On this view the ECB still has plenty of room to manoeuvre, should it perceive the risks of deflation as increasing. Certainly the situation in Germany bears scrutiny: inflation there is running at 1 per cent, with goods inflation at only 0.5 per cent, having risen from zero earlier in the year.

Yet the risk of Europe-wide deflation, although real, is still relatively low. Globalisation, free trade and excess capacity in world manufacturing has put downward pressure on traded goods but the price of services is still rising, at over 3 per cent in the euro area as a whole, and at much higher rates in some of the peripheral member-states, including a 6.8 per cent reading in Ireland.

Most services are traded internationally so competition is not as intense, and productivity is low, so wages are the driving factor in service prices.
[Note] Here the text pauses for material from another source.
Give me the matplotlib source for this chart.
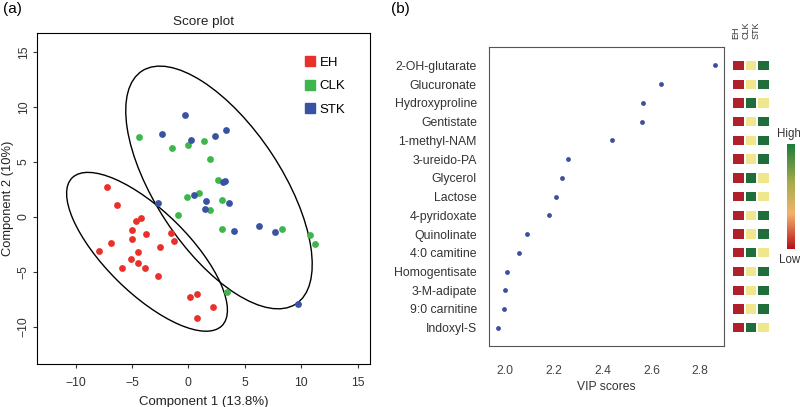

Consequently, a sustained fall in the price level requires falling nominal wages, which seems a remote possibility given the relatively low rates of unemployment in many economies.

Furthermore, deflation is not consistent with healthy monetary growth which is the case in Europe and indeed the US.

So the next move in Irish interest rates could indeed be up, with the timing dependent on the pace of the global recovery. This lost momentum in 2002 thanks to fragile stock markets, higher oil prices and the uncertainty over military action in Iraq, but should gain traction in 2003, assuming that the Iraqi situation is resolved in the coming months.

If so, business spending will pick up across the globe, after falling for two years, and economic growth will accelerate. This will ultimately prompt a cyclical upturn in interest rates, perhaps by the autumn of 2003, as the ECB responds to the prospect of higher inflation in 2004.

The good news is that we won't get one without the other - rates will be on hold in the absence of recovery, and rise only if European and hence Irish growth accelerates to potential and above.